### Given problem
Starting at the first line of the data, please print exactly those lines through the one that holds "const nrkErr = [0, 2, 5, 4.3, 1.5, 1.1, 0.4, 1.2];", omitting every picture.
============================================================
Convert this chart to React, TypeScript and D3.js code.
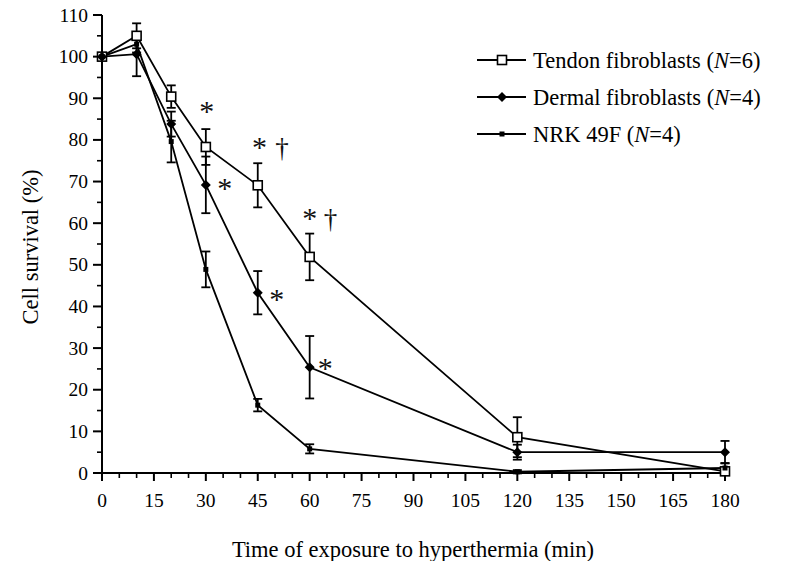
import React from "react";
import * as d3 from "d3";

const times = [0, 10, 20, 30, 45, 60, 120, 180];
const tendonMean = [100, 105, 90.4, 78.3, 69.1, 51.9, 8.6, 0.4];
const tendonErr = [0, 3, 2.7, 4.3, 5.3, 5.6, 4.8, 0.6];
const dermalMean = [100, 100.6, 83.8, 69.2, 43.3, 25.4, 5.0, 5.0];
const dermalErr = [0, 5.3, 3, 6.8, 5.2, 7.5, 1.8, 2.7];
const nrkMean = [100, 103, 79.6, 48.9, 16.3, 5.8, 0.3, 1.2];
const nrkErr = [0, 2, 5, 4.3, 1.5, 1.1, 0.4, 1.2];

const xTicks = [0, 15, 30, 45, 60, 75, 90, 105, 120, 135, 150, 165, 180];
const yTicks = [0, 10, 20, 30, 40, 50, 60, 70, 80, 90, 100, 110];

const seriesNames = ["Tendon fibroblasts", "Dermal fibroblasts", "NRK 49F"];
const seriesN = ["6", "4", "4"];

// significance marks: [time, value, symbol]
const marks: [number, number, string][] = [
  [30.3, 89, "*"],
  [35.5, 70.5, "*"],
  [45.5, 80.5, "*"],
  [52, 78.5, "†"],
  [60, 63.5, "*"],
  [66, 61.5, "†"],
  [50.5, 44, "*"],
  [64.5, 27.5, "*"],
];

const FONT = "'Liberation Serif', 'Times New Roman', serif";

export default function App() {
  const W = 788, H = 561;
  const x = d3.scaleLinear().domain([0, 180]).range([102, 725]);
  const y = d3.scaleLinear().domain([0, 110]).range([473, 15]);
  const line = d3
    .line<[number, number]>()
    .x((d) => x(d[0]))
    .y((d) => y(d[1]));

  const series = [
    { mean: tendonMean, err: tendonErr, marker: "square" },
    { mean: dermalMean, err: dermalErr, marker: "diamond" },
    { mean: nrkMean, err: nrkErr, marker: "small" },
  ];

  const minorX = d3.range(0, 181, 5).filter((v) => v % 15 !== 0);
  const minorY = d3.range(5, 110, 10);

  const drawMarker = (kind: string, cx: number, cy: number, key: string) => {
    if (kind === "square")
      return (
        <rect key={key} x={cx - 4.5} y={cy - 4.5} width={9} height={9} fill="#fff" stroke="#000" strokeWidth={1.6} />
      );
    if (kind === "diamond")
      return (
        <path key={key} d={`M${cx},${cy - 5}L${cx + 5},${cy}L${cx},${cy + 5}L${cx - 5},${cy}Z`} fill="#000" />
      );
    return <rect key={key} x={cx - 2.5} y={cy - 2.5} width={5} height={5} fill="#000" />;
  };

  const legendY = [60, 97, 134];

  return (
    <svg width={W} height={H} style={{ position: "absolute", left: 0, top: 0, background: "#fff" }} fontFamily={FONT}>
      <rect width={W} height={H} fill="#fff" />
      {/* axes */}
      <line x1={x(0)} x2={x(180)} y1={y(0)} y2={y(0)} stroke="#000" strokeWidth={2} />
      <line x1={x(0)} x2={x(0)} y1={y(0)} y2={y(110)} stroke="#000" strokeWidth={2} />
      {xTicks.map((t) => (
        <g key={"xt" + t}>
          <line x1={x(t)} x2={x(t)} y1={y(0)} y2={y(0) + 8} stroke="#000" strokeWidth={2} />
          <text x={x(t)} y={y(0) + 34} fontSize={19.5} textAnchor="middle">{t}</text>
        </g>
      ))}
      {minorX.map((t) => (
        <line key={"xm" + t} x1={x(t)} x2={x(t)} y1={y(0)} y2={y(0) + 5} stroke="#000" strokeWidth={1.6} />
      ))}
      {yTicks.map((t) => (
        <g key={"yt" + t}>
          <line x1={x(0) - 9} x2={x(0)} y1={y(t)} y2={y(t)} stroke="#000" strokeWidth={2} />
          <text x={x(0) - 14} y={y(t) + 6.5} fontSize={19.5} textAnchor="end">{t}</text>
        </g>
      ))}
      {minorY.map((t) => (
        <line key={"ym" + t} x1={x(0) - 5} x2={x(0)} y1={y(t)} y2={y(t)} stroke="#000" strokeWidth={1.6} />
      ))}
      <text x={413} y={557} fontSize={22.5} textAnchor="middle">Time of exposure to hyperthermia (min)</text>
      <text transform={`translate(38,${247}) rotate(-90)`} fontSize={22.5} textAnchor="middle">Cell survival (%)</text>

      {/* series */}
      {series.map((s, si) => {
        const pts = times.map((t, i) => [t, s.mean[i]] as [number, number]);
        return (
          <g key={"s" + si}>
            <path d={line(pts) || ""} fill="none" stroke="#000" strokeWidth={1.8} />
            {times.map((t, i) =>
              s.err[i] > 0 ? (
                <g key={"e" + i} stroke="#000" strokeWidth={1.8}>
                  <line x1={x(t)} x2={x(t)} y1={y(s.mean[i] + s.err[i])} y2={y(s.mean[i] - s.err[i])} />
                  <line x1={x(t) - 4.5} x2={x(t) + 4.5} y1={y(s.mean[i] + s.err[i])} y2={y(s.mean[i] + s.err[i])} />
                  <line x1={x(t) - 4.5} x2={x(t) + 4.5} y1={y(s.mean[i] - s.err[i])} y2={y(s.mean[i] - s.err[i])} />
                </g>
              ) : null
            )}
          </g>
        );
      })}
      {series.map((s, si) => (
        <g key={"m" + si}>{times.map((t, i) => drawMarker(s.marker, x(t), y(s.mean[i]), "mk" + si + "-" + i))}</g>
      ))}

      {marks.map(([t, v, sym], i) => (
        <text
          key={"sig" + i}
          x={x(t)}
          y={y(v) + (sym === "*" ? 19 : 11)}
          fontSize={sym === "*" ? 30 : 27}
          fill="#111"
          textAnchor="middle"
        >
          {sym}
        </text>
      ))}

      {/* legend */}
      {seriesNames.map((name, i) => (
        <g key={"lg" + i}>
          <line x1={477} x2={526} y1={legendY[i]} y2={legendY[i]} stroke="#000" strokeWidth={1.8} />
          {drawMarker(series[i].marker, 502, legendY[i], "lm" + i)}
          <text x={533} y={legendY[i] + 7.5} fontSize={22.5}>
            {name} (<tspan fontStyle="italic">N</tspan>={seriesN[i]})
          </text>
        </g>
      ))}
    </svg>
  );
}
============================================================
### Answer to this problem
Convert this chart to React, TypeScript and D3.js code.
import React from "react";
import * as d3 from "d3";

const times = [0, 10, 20, 30, 45, 60, 120, 180];
const tendonMean = [100, 105, 90.4, 78.3, 69.1, 51.9, 8.6, 0.4];
const tendonErr = [0, 3, 2.7, 4.3, 5.3, 5.6, 4.8, 0.6];
const dermalMean = [100, 100.6, 83.8, 69.2, 43.3, 25.4, 5.0, 5.0];
const dermalErr = [0, 5.3, 3, 6.8, 5.2, 7.5, 1.8, 2.7];
const nrkMean = [100, 103, 79.6, 48.9, 16.3, 5.8, 0.3, 1.2];
const nrkErr = [0, 2, 5, 4.3, 1.5, 1.1, 0.4, 1.2];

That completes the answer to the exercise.